Nicht so ein Besucher, der heute stehenbleibt. Er schaut lange ruhig, geht einen halben Schritt zurück, um ein Detail genauer betrachten zu können. Schließlich fragt er in leicht gebrochenem Deutsch, ob ich der Eigner sei, und ob ich wisse, wo das Schiff gebaut wurde. "In Norwegen". prompt kommt die Antwort "Ja, ich weiss. In Hardanger. Das Schiff habe ich gebaut." Uff! Jahrelang haben wir vergeblich versucht, ein paar Informationen über die Geschichte unserer
WIEBKE BOHLEN zu bekommen. Das Ergebnis war ziemlich dürftig. Nun steht jemand da, der alles weiss, was wir wissen wollen. Ja, das Boot ist nach einem Riss von Colin Archer aus dem Jahr 1902 gebaut worden, sagt er und bestätigt, was wir gehört haben. Aber, sagt er, mit Modifikationen, weil unser Boot eine schwerere Maschine installiert bekam als das Original damals hatte. Und es sei eine Planke höher gebaut worden. Die Pläne gäbe es noch in Oslo.

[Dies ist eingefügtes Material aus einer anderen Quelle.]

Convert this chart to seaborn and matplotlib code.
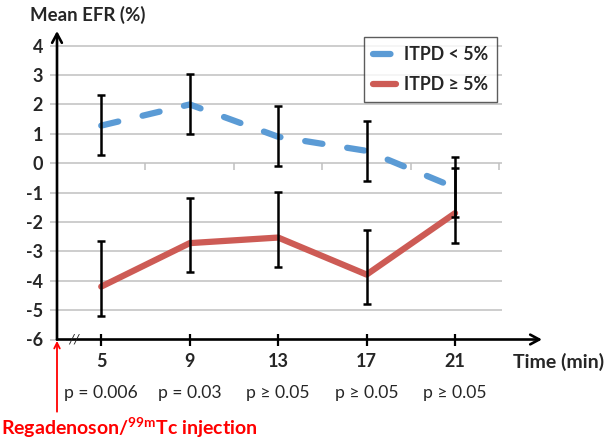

Er selber hat ein Boot nach demselben Riss, das sei immer noch in Norwegen. Unseres habe sich ein
Kaufmann bauen lassen. Der sei auf der Jungfernfahrt mit seiner Frau nach Kopenhagen gefahren. Aber sie sei so seekrank geworden, dass sie sich geweigert habe, mit ihm zurück zu segeln. Da habe er ein großes Motorboot gekauft, um sie zu schonen. Schließlich sei das Boot, das wir seit 20 Jahren segeln, nach Dänemark verkauft worden.
|
Der "Salon". |
Da haben wir es damals aufgetrieben. Jetzt sitzt er im "Salon" auf dem Lederpolstern und sieht die kassetierten Schottwände an. "Die hat ein Tischler gebaut, der war ein wirklicher Künstler". Das kann man wohl sagen, sind doch alle Kassetten den Rundungen des Decks harmonisch angepasst. "Aber als der zu alt wurde, hat er aufgehört. Da konnten wir sowas nicht mehr anbieten". Wir reden über die Art, wie die Planken befestigt sind "Mit Edelstahlschrauben, das wollte ein Kunde so haben. Der handelte damit. Danach sind wir dabei geblieben". Ja, seine Bilge sei auch staubtrocken. Man müsse Holzschiffe sowieso immer trocken halten. Dann habe man lange Freude daran. Stimmt, deshalb lassen wir bei dem nassen Wetter die Bordheizung an und lassen immer wieder frische Luft ins Boot.
Leider muss unser Besucher bald weiter, die Fähre nach Norwegen wartet nicht. Beim Weggehen sagt er "bis demnächst". Fein, dann erfahren wir noch mehr über unser Boot, das wir eigentlich schon so gut kennen.
Mittlerweile haben sich die Regenschauern verzogen; ein schwacher Westwind hat die Böen abgelöst. Die Passanten sind weitergegangen.